For fans of good writing and Bond’s suits, check out Matt Spaiser’s blog entry about this particular suit. If you haven’t read his blog – The Suits of James Bond – I don’t know what you’re waiting for.


  1. teeritz

    Good God, I don’t think I’ve ever noticed the check pattern! “Call yourself a Bond fan, Teeritz!?” I’ll have to watch the film again, but I just re-read the book and the story’s too fresh in my mind right now.
    Great write-up, LS, and check your emails in a few days.

    • luckystrike721

      Haha! To be fair to you, he only briefly wears this suit and the check is best seen on Blu-Ray or DVD close-ups during the periscope scene. When I filmed my own short version in high school (look out, here comes another LS anecdote!), I outfitted myself in a gray herringbone suit and a dark gray silk tie with threads of blue in it. The shirt was pale blue, but it didn’t have the cocktail cuffs because I was in 11th grade.
      Every time I read a book that has had a good film adaptation, I find myself resisting the urge to watch it immediately afterward. I’ve been on a noir/pulp kick lately, with plenty of Chandler and Hammett on the nightstand. Thus, Humphrey Bogart has taken up temporary residence on my TV screen lately.

      • Teeritz

        Hammett was the better writer, but Chandler “made words dance”, as has been said. I wrote my own little Marlowe story “Apologies to Raymond Chandler” over on my blog (shameless plug). Once you’re done with Hammett and Chandler, check out James M. Cain (if you haven’t already), then William P. McGivern and David Goodis. It’s noir or never.

        • luckystrike721

          Wonderful analysis of the two writers; Succinct, lyrical, and incontrovertibly true. I do love Hammett’s stories, but it is always after reading Chandler that I get in the mood to write. I just finished reading The Big Sleep, Farewell, My Lovely, and The Little Sister, and am halfway through The Long Goodbye. I probably read these all once a year, trying to time everything to read Hammett’s The Thin Man around Christmas. I’m working on my own noir as well, set in Pittsburgh (lots of love for my hometown) with a pre-war steel industry backdrop. As the plot unfolded, I realized just how influenced I must have subconsciously been by The Little Sister. Not sure why your piece is called “Apologies to Raymond Chandler”, I think he’d be honored by it! You have a great gift for making an author’s style your own. I was going to try and write bits that stood out as particularly Chandleresque, but that would be the whole thing. Excellently done! The “one-eyed stare” does seem especially Chandler, though. (Plus, can’t you just picture Chandler on a 1946 Royal, cigarette smoking lazily in the ashtray next to it?)

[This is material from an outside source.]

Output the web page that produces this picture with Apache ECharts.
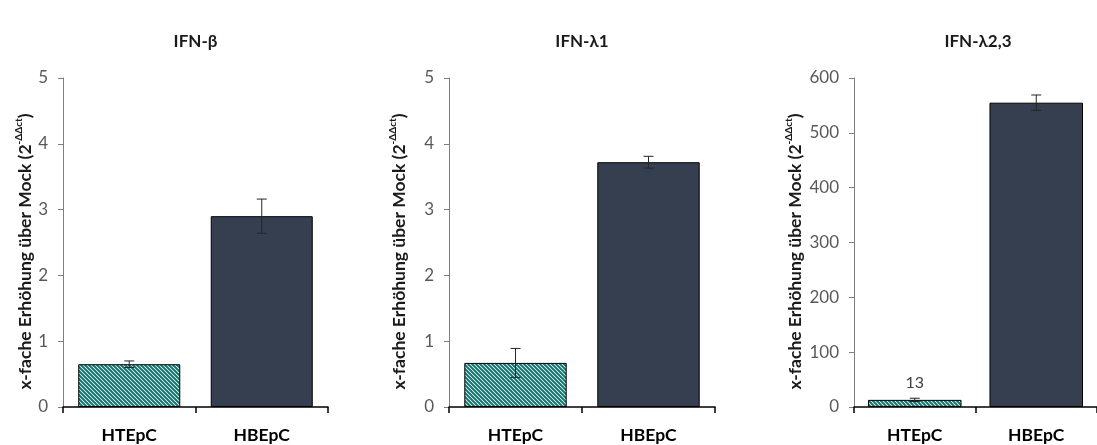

          I’ve read the major Cains (Double Indemnity, Postman, etc.), but I need to really delve into his works. Had I but world enough and time, you know? I know he did some work on a pre-Code film, Hot Saturday, that was Cary Grant’s first starring role. I’d be curious about watching it because:
          1) Cain co-wrote it.
          2) I wonder if Grant in his ’20s still had that sophisticated air he had later in life.
          3) I love pre-Code films.

          Next on the reading list – McGivern and Goodis!

  2. Teeritz

    Thanks, LS. I thought I’d approach Marlowe from a late 1960s angle when he’s pretty much reached retirement age, but can still handle some junked-up longhair if required. The trick (for me, anyway) is to ensure that the writing doesn’t stray into parody. I was apologising in advance if it did, hence the title. And the whole time I was writing, I was hearing it read back to me by Robert Mitchum, since he played Marlowe in that great version of “Farewell My Lovely” (even though he was perhaps too old for the role in 1974) and that dreadful version of “The Big Sleep” a few years later. Powers Boothe had a perfect Marlowe voice as well.
    If you read any David Goodis, start with “Street of No Return”. Imagine Sinatra meeting a dangerous dame and getting on the wrong side of a crime boss.